Virginia will align its workforce supply to current and anticipated employer demands by constructing career pathways and training solutions for the dislocated, underemployed, and future worker. Currently, tens of thousands of jobs are left unfilled in Virginia due to the creation of new jobs and positions available from the recently retired. In Virginia’s metropolitan areas, job vacancies for highly skilled and high tech workers average over a month to fill, while a single job in rural Virginia might garner hundreds of applications. Education attainment requirements also differ from industry to industry and can be regionally specific.
· “Real-Time Resources” – Virginia will create the Commonwealth Consortium for Advanced Research and Statistics (CCARS) for workforce and education policy. CCARS will support education and workforce entities through analysis and research to help drive economic development in the Commonwealth. This consortium will provide real-time data about human capital, regional skills gaps, local and state wage data, university research and talent, and availability of local and state workforce programs. The availability of data will increase outcomes-based decision-making which will help create effective and efficient strategies for employment development and job replacement, as well as streamline and target resources. The Secretary of Commerce and Trade will convene a CCARS conference at least once a year.

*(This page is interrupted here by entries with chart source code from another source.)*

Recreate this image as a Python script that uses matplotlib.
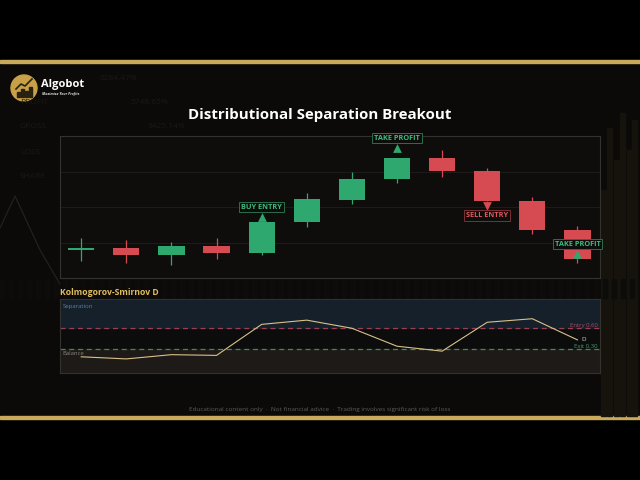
import matplotlib
matplotlib.use("Agg")
import matplotlib.pyplot as plt
from matplotlib.patches import Circle, Rectangle

plt.rcParams['font.family'] = ['Open Sans', 'DejaVu Sans']

# candle data (arbitrary price units)
opens = [51, 52, 45, 54, 47, 78, 100, 121, 142, 129, 99, 70]
closes = [51, 45, 54, 47, 78, 101, 121, 142, 129, 99, 70, 41]
highs = [62, 60, 58, 62, 78, 107, 128, 142, 150, 132, 103, 74]
lows = [39, 37, 35, 41, 45, 73, 96, 117, 123, 99, 66, 37]

# KS statistic per bar
ks_d = [0.19, 0.16, 0.22, 0.21, 0.65, 0.71, 0.595, 0.34, 0.27, 0.68, 0.73, 0.43]
entry_level = 0.60
exit_level = 0.30

# signals: bar index, label, direction, marker level
sig_idx = [4, 7, 9, 11]
sig_text = ["BUY ENTRY", "TAKE PROFIT", "SELL ENTRY", "TAKE PROFIT"]
sig_dir = ["up", "up", "down", "up"]
sig_level = [83, 152, 94, 46]

W, H = 640, 480
GREEN = "#2ea86e"
RED = "#d64b52"
GOLD = "#c9a95c"


def px_rect(x0, y0, x1, y1):
    return [x0 / W, 1 - y1 / H, (x1 - x0) / W, (y1 - y0) / H]


fig = plt.figure(figsize=(6.4, 4.8), dpi=100, facecolor="black")

# background layer in pixel coords
bg = fig.add_axes([0, 0, 1, 1], zorder=-5)
bg.set_xlim(0, W)
bg.set_ylim(H, 0)
bg.axis("off")
bg.add_patch(Rectangle((0, 62), W, 354, color="#0b0a09"))
bg.add_patch(Rectangle((0, 60), W, 2.5, color=GOLD))
bg.add_patch(Rectangle((0, 416), W, 3, color=GOLD))

# faint decorations
faint = "#1a1918"
for (x, y, s) in [(100, 78, "0284.47%"), (130, 102, "5748.65%"), (148, 127, "3425.14%"),
                  (20, 102, "PROFIT"), (20, 127, "GROSS"), (20, 152, "LOSS"), (20, 176, "SHARE")]:
    bg.text(x, y, s, color=faint, fontsize=6, va="center")
bg.plot([0, 15, 40, 60], [228, 196, 250, 284], color="#222120", lw=0.9)
for x0, top in [(601, 190), (607, 128), (614, 160), (620, 113), (627, 150), (632, 120)]:
    bg.add_patch(Rectangle((x0, top), 5, 416 - top, color="#15130c"))
for x0 in range(0, W, 9):
    bg.add_patch(Rectangle((x0, 279), 4, 19, color="#0d0c0b"))

# logo
bg.add_patch(Circle((24, 88), 13, color="#c7a048"))
for bx, bh in [(17, 5), (21, 8), (25, 6), (29, 10)]:
    bg.add_patch(Rectangle((bx, 97 - bh), 2.5, bh, color="#2a2210"))
bg.plot([16, 21, 25, 32], [89, 84, 86, 79], color="#2a2210", lw=1.2)
bg.text(41, 84, "Algobot", color="white", fontsize=8, fontweight="bold", va="center")
bg.text(42, 94, "Maximize Your Profits", color="#dddddd", fontsize=2.6,
        fontweight="bold", style="italic", va="center")

# title and footer
bg.text(320, 115, "Distributional Separation Breakout", color="white", fontsize=10.8,
        fontweight="bold", ha="center", va="center")
bg.text(320, 409, "Educational content only  \u00b7  Not financial advice  \u00b7  Trading involves significant risk of loss",
        color="#5c5b58", fontsize=4.55, ha="center", va="center")
bg.text(60, 292.5, "Kolmogorov-Smirnov D", color="#e2bd5e", fontsize=6.2,
        fontweight="bold", va="center")

# main candle panel
ax = fig.add_axes(px_rect(60, 136, 600, 278))
ax.set_facecolor("#0e0d0c")
xs = list(range(len(opens)))
ax.set_xlim(-0.47, len(opens) - 0.5)
ax.set_ylim(22, 164)
for v in [57.5, 93, 128.5]:
    ax.axhline(v, color="#1f1e1c", lw=0.6, zorder=0)
for i in xs:
    o, c = opens[i], closes[i]
    col = GREEN if c >= o else RED
    ax.vlines(i, lows[i], highs[i], color=col, lw=0.9, zorder=2)
    body = max(abs(c - o), 1.4)
    ax.bar(i, body, bottom=min(o, c) - (body - abs(c - o)) / 2, width=0.58,
           color=col, zorder=3)

for i, t, d, lvl in zip(sig_idx, sig_text, sig_dir, sig_level):
    col = GREEN if d == "up" else RED
    tcol = "#3dbb7e" if d == "up" else "#e0555c"
    ecol = "#2a6e4b" if d == "up" else "#7a3236"
    ax.scatter(i, lvl, marker="^" if d == "up" else "v", s=40, color=col,
               zorder=5, linewidths=0)
    ty = lvl + 10 if d == "up" else lvl - 9.5
    ax.text(i, ty, t, color=tcol, fontsize=5.3, fontweight="bold", ha="center",
            va="center", zorder=6, clip_on=False,
            bbox=dict(boxstyle="square,pad=0.25", fc="#0d0d0c", ec=ecol, lw=0.7))

for s in ax.spines.values():
    s.set_color("#34322e")
    s.set_linewidth(0.8)
ax.set_xticks([])
ax.set_yticks([])

# KS panel
ks = fig.add_axes(px_rect(60, 299, 600, 373))
ks.set_xlim(-0.47, len(opens) - 0.5)
ks.set_ylim(-0.04, 1.01)
ks.set_facecolor("#0c0c0c")
ks.axhspan(entry_level, 1.1, color="#15202b", zorder=0)
ks.axhspan(-0.1, exit_level, color="#1d1a17", zorder=0)
ks.axhline(entry_level, color="#9c3f50", lw=0.9, ls=(0, (4, 3)), zorder=1)
ks.axhline(exit_level, color="#3c8a62", lw=0.9, ls=(0, (4, 3)), zorder=1)
ks.plot(xs, ks_d, color="#d9c188", lw=0.8, zorder=3)
ks.text(0.005, 0.9, "Separation", transform=ks.transAxes, color="#5a7ea6",
        fontsize=4.3, va="center")
ks.text(0.005, 0.26, "Balance", transform=ks.transAxes, color="#8a8680",
        fontsize=4.3, va="center")
ks.text(0.996, entry_level + 0.005, "Entry 0.60", transform=ks.get_yaxis_transform(),
        color="#a84a5c", fontsize=4.3, ha="right", va="bottom")
ks.text(0.996, exit_level + 0.005, "Exit 0.30", transform=ks.get_yaxis_transform(),
        color="#3f9c6c", fontsize=4.3, ha="right", va="bottom")
ks.text(xs[-1] + 0.08, ks_d[-1], "D", color="#d8d4cc", fontsize=4.5, va="center")
for s in ks.spines.values():
    s.set_color("#34322e")
    s.set_linewidth(0.8)
ks.set_xticks([])
ks.set_yticks([])

fig.savefig("out.png", dpi=100, facecolor=fig.get_facecolor())
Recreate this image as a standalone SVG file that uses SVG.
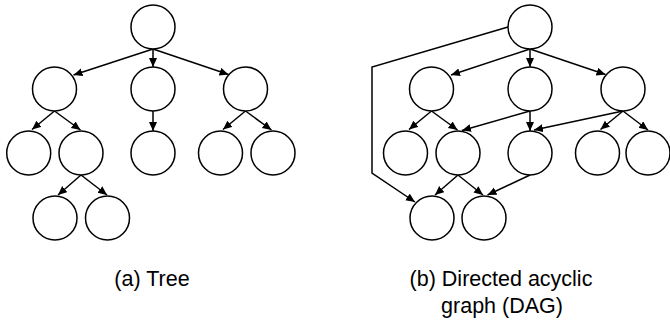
<svg xmlns="http://www.w3.org/2000/svg" width="670" height="322" viewBox="0 0 670 322">
<style>
.n{fill:#fff;stroke:#000;stroke-width:1.5}
.e{fill:none;stroke:#000;stroke-width:1.5;marker-end:url(#ah)}
.t{font-family:"Liberation Sans",Arial,sans-serif;font-size:21.5px;fill:#000;text-anchor:middle}
</style>
<defs>
<marker id="ah" markerUnits="userSpaceOnUse" markerWidth="10" markerHeight="9" refX="9" refY="4" orient="auto">
<path d="M0,0 L9,4 L0,8 z" fill="#000"/>
</marker>
</defs>
<rect width="670" height="322" fill="#fff"/>
<g id="connectors">
<line class="e" x1="153" y1="49" x2="73.5" y2="75"/>
<line class="e" x1="153" y1="49" x2="153" y2="67"/>
<line class="e" x1="153" y1="49" x2="228.5" y2="74.5"/>
<line class="e" x1="54.5" y1="111" x2="32" y2="129.5"/>
<line class="e" x1="54.5" y1="111" x2="80.5" y2="130"/>
<line class="e" x1="153" y1="111" x2="153" y2="131"/>
<line class="e" x1="245.5" y1="111" x2="223" y2="129.5"/>
<line class="e" x1="245.5" y1="111" x2="271.5" y2="130"/>
<line class="e" x1="81" y1="175" x2="58" y2="195"/>
<line class="e" x1="81" y1="175" x2="107" y2="195"/>
<line class="e" x1="530" y1="49" x2="451" y2="75"/>
<line class="e" x1="530" y1="49" x2="530" y2="67"/>
<line class="e" x1="530" y1="49" x2="605.5" y2="74.5"/>
<polyline class="e" points="508,27 372,67 372,173 415,202"/>
<line class="e" x1="431.5" y1="111" x2="409" y2="129.5"/>
<line class="e" x1="431.5" y1="111" x2="457.5" y2="130"/>
<line class="e" x1="530" y1="111" x2="462" y2="130.5"/>
<line class="e" x1="530" y1="111" x2="530" y2="131"/>
<line class="e" x1="623" y1="111" x2="534" y2="130"/>
<line class="e" x1="623" y1="111" x2="600.5" y2="129.5"/>
<line class="e" x1="623" y1="111" x2="648" y2="130"/>
<line class="e" x1="458" y1="175" x2="435" y2="195"/>
<line class="e" x1="458" y1="175" x2="483" y2="195"/>
<line class="e" x1="530" y1="175" x2="487.5" y2="195"/>
</g>
<g id="tree-root"><circle class="n" cx="153" cy="27" r="22"/></g>
<g id="tree-a"><circle class="n" cx="54.5" cy="89" r="22"/></g>
<g id="tree-b"><circle class="n" cx="153" cy="89" r="22"/></g>
<g id="tree-c"><circle class="n" cx="245.5" cy="89" r="22"/></g>
<g id="tree-a1"><circle class="n" cx="28.7" cy="153" r="22"/></g>
<g id="tree-a2"><circle class="n" cx="81" cy="153" r="22"/></g>
<g id="tree-b1"><circle class="n" cx="153" cy="153" r="22"/></g>
<g id="tree-c1"><circle class="n" cx="220.5" cy="153" r="22"/></g>
<g id="tree-c2"><circle class="n" cx="273" cy="153" r="22"/></g>
<g id="tree-a2a"><circle class="n" cx="55" cy="218" r="22"/></g>
<g id="tree-a2b"><circle class="n" cx="107.5" cy="218" r="22"/></g>
<g id="dag-root"><circle class="n" cx="530" cy="27" r="22"/></g>
<g id="dag-a"><circle class="n" cx="431.5" cy="89" r="22"/></g>
<g id="dag-b"><circle class="n" cx="530" cy="89" r="22"/></g>
<g id="dag-c"><circle class="n" cx="623" cy="89" r="22"/></g>
<g id="dag-a1"><circle class="n" cx="405.5" cy="153" r="22"/></g>
<g id="dag-a2"><circle class="n" cx="458" cy="153" r="22"/></g>
<g id="dag-b1"><circle class="n" cx="530" cy="153" r="22"/></g>
<g id="dag-c1"><circle class="n" cx="597.5" cy="153" r="22"/></g>
<g id="dag-c2"><circle class="n" cx="648" cy="153" r="22"/></g>
<g id="dag-d1"><circle class="n" cx="432" cy="218" r="22"/></g>
<g id="dag-d2"><circle class="n" cx="484" cy="218" r="22"/></g>
<g id="labels">
<text class="t" x="152" y="286">(a) Tree</text>
<text class="t" x="501" y="286">(b) Directed acyclic</text>
<text class="t" x="502" y="313">graph (DAG)</text>
</g>
</svg>
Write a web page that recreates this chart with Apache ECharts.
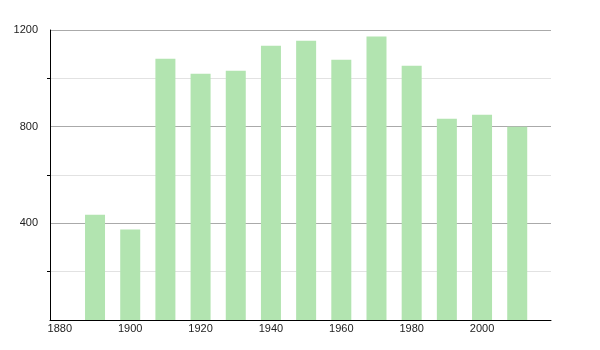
<!DOCTYPE html>
<html>
<head>
<meta charset="utf-8">
<script src="https://cdn.jsdelivr.net/npm/echarts@6/dist/echarts.min.js"></script>
<style>html,body{margin:0;padding:0;background:#fff}#c{width:600px;height:350px}</style>
</head>
<body>
<div id="c"></div>
<script>
var years = [1890, 1900, 1910, 1920, 1930, 1940, 1950, 1960, 1970, 1980, 1990, 2000, 2010];
var population = [436, 374, 1081, 1019, 1031, 1135, 1156, 1077, 1173, 1052, 833, 849, 800];
var xTickLabels = [1880, 1900, 1920, 1940, 1960, 1980, 2000];
var yTickLabels = [400, 800, 1200];
var yMinorTicks = [200, 600, 1000];

var chart = echarts.init(document.getElementById('c'), null, {renderer: 'canvas'});
var labelFont = {color: '#222', fontFamily: 'Liberation Sans, Arial, sans-serif', fontSize: 11};
chart.setOption({
  animation: false,
  backgroundColor: '#fff',
  grid: {left: 50, right: 49, top: 30, bottom: 30, containLabel: false},
  xAxis: {
    type: 'value',
    min: 1877.2,
    max: 2019.6,
    axisLine: {show: true, lineStyle: {color: '#000', width: 1}},
    axisTick: {show: false},
    splitLine: {show: false},
    axisLabel: Object.assign({
      customValues: xTickLabels,
      margin: 3,
      formatter: function (v) { return String(v); }
    }, labelFont)
  },
  yAxis: [{
    type: 'value',
    min: 0,
    max: 1200,
    interval: 200,
    axisLine: {show: true, lineStyle: {color: '#000', width: 1}},
    axisTick: {show: false},
    splitLine: {show: true, showMinLine: false, showMaxLine: true, lineStyle: {color: ['#e2e2e2', '#aaa'], width: 1}},
    axisLabel: Object.assign({
      customValues: yTickLabels,
      margin: 12,
      formatter: function (v) { return String(v); }
    }, labelFont)
  }, {
    type: 'value',
    position: 'left',
    min: 0,
    max: 1200,
    axisLine: {show: false},
    axisTick: {show: true, customValues: yMinorTicks, length: 3, lineStyle: {color: '#000'}},
    splitLine: {show: false},
    axisLabel: {show: false}
  }],
  series: [{
    type: 'bar',
    barWidth: 20,
    data: years.map(function (y, i) { return [y, population[i]]; }),
    itemStyle: {color: '#b2e4b0'},
    z: 1
  }]
});
</script>
</body>
</html>
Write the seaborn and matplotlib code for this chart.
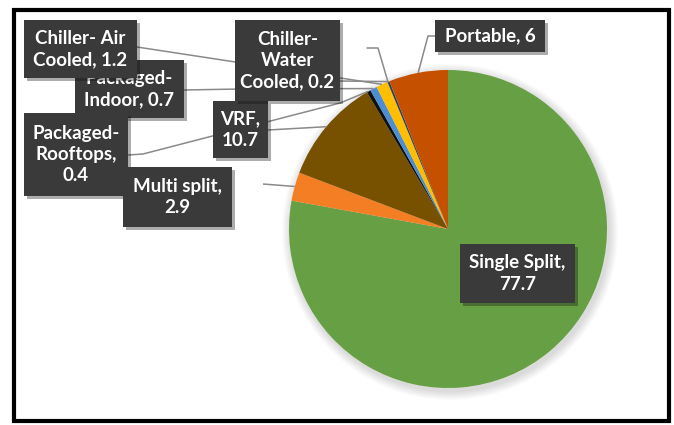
import numpy as np
import matplotlib
matplotlib.use("Agg")
import matplotlib.pyplot as plt
import matplotlib.patheffects as pe
from matplotlib.patches import Circle, Rectangle
import seaborn as sns

# Share of units by AC type (%)
categories = ["Single Split", "Multi split", "VRF", "Packaged-\nRooftops",
              "Packaged-\nIndoor", "Chiller- Air\nCooled", "Chiller-\nWater\nCooled",
              "Portable"]
values = [77.7, 2.9, 10.7, 0.4, 0.7, 1.2, 0.2, 6]
value_labels = ["77.7", "2.9", "10.7", "0.4", "0.7", "1.2", "0.2", "6"]
colors = ["#67A044", "#F47E23", "#785100", "#111111", "#4A8FD4", "#FFBF00",
          "#1F3F73", "#C55100"]

W, H = 674, 425
CX, CY, R = 448, 229, 159


def py(y):
    # picture rows -> axes y (1 unit = 1 px)
    return H - y


sns.set_theme(style="white")
plt.rcParams["font.family"] = ["Lato", "DejaVu Sans"]

fig = plt.figure(figsize=(W / 100, H / 100), dpi=100)
ax = fig.add_axes([0, 0, 1, 1])

# soft shadow behind the pie
for k in range(1, 10):
    ax.add_patch(Circle((CX + 2, py(CY) - 3), R + k, fc="black", ec="none",
                        alpha=0.014, zorder=0))

wedges, _ = ax.pie(values, colors=colors, startangle=90, counterclock=False,
                   center=(CX, py(CY)), radius=R,
                   wedgeprops=dict(linewidth=0))
for w in wedges:
    w.set_zorder(1)
ax.set_xlim(0, W)
ax.set_ylim(0, H)
ax.set_aspect("equal")
ax.axis("off")

# label box (x0, y0, x1, y1, zorder) in picture pixels
boxes = {
    "Single Split": (460, 244, 575, 303, 5),
    "Multi split": (123, 167, 232, 227, 6),
    "VRF": (213, 101, 268, 158, 6),
    "Packaged-\nRooftops": (24, 113, 128, 196, 5),
    "Packaged-\nIndoor": (75, 60, 184, 118, 4),
    "Chiller- Air\nCooled": (24, 20, 137, 78, 7),
    "Chiller-\nWater\nCooled": (235, 20, 340, 101, 6),
    "Portable": (435, 20, 545, 52, 6),
}

# leader lines: label-side points, they end on the wedge edge
leaders = {
    "Multi split": [(263, 184)],
    "VRF": [(268, 130)],
    "Packaged-\nRooftops": [(128, 155), (143, 154), (340, 103)],
    "Packaged-\nIndoor": [(184, 90), (240, 89)],
    "Chiller- Air\nCooled": [(137, 47)],
    "Chiller-\nWater\nCooled": [(340, 81)],
    "Portable": [(435, 36), (428, 36)],
}

total = sum(values)
cum = np.cumsum([0] + values)
for i, name in enumerate(categories):
    mid = (cum[i] + values[i] / 2) / total * 2 * np.pi
    ex, ey = CX + R * np.sin(mid), CY - R * np.cos(mid)
    if name in leaders:
        pts = leaders[name] + [(ex, ey)]
        ax.plot([p[0] for p in pts], [py(p[1]) for p in pts], color="#8A8A8A",
                lw=1.1, zorder=2, solid_capstyle="butt")

# extra short leader near the top of the small slices
ax.plot([367, 378, 388], [py(48), py(48), py(82)], color="#8A8A8A", lw=1.1, zorder=2)

for name, val in zip(categories, value_labels):
    x0, y0, x1, y1, z = boxes[name]
    rect = Rectangle((x0, py(y1)), x1 - x0, y1 - y0, fc="#3A3A3A", ec="none",
                     zorder=z)
    rect.set_path_effects([pe.SimplePatchShadow(offset=(2, -2), alpha=0.35),
                           pe.Normal()])
    ax.add_patch(rect)
    if name in ("Single Split", "Multi split", "VRF", "Packaged-\nRooftops"):
        txt = f"{name},\n{val}"
    else:
        txt = f"{name}, {val}"
    ax.text((x0 + x1) / 2, py((y0 + y1) / 2), txt, ha="center", va="center",
            ma="center", color="white", fontsize=13.5, fontweight="bold",
            linespacing=1.3, zorder=z + 0.1)

# outer frame
ax.add_patch(Rectangle((14, py(421)), 655, 411, fill=False, ec="black", lw=3,
                       zorder=10))

fig.savefig("out.png", dpi=100)
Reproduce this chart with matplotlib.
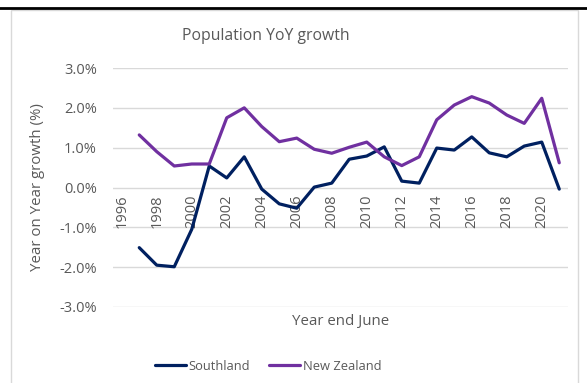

· Action Item: To better assess and take action regarding regional and state skills gaps in key occupations and industry sectors, the Virginia Employment Commission, in partnership with the Secretary of Commerce and Trade and Virginia’s Workforce System, will develop an online dashboard that integrates regional and statewide information about the supply of workforce credentials, as well as information about college degrees, and other academic credentials.
Effective Date of the Executive Order
This Executive Order shall become effective upon its signing, and shall remain in full force and effect unless amended or rescinded by further executive order.
Given under my hand and under the Seal of the Commonwealth of Virginia this 13th day of August, 2014.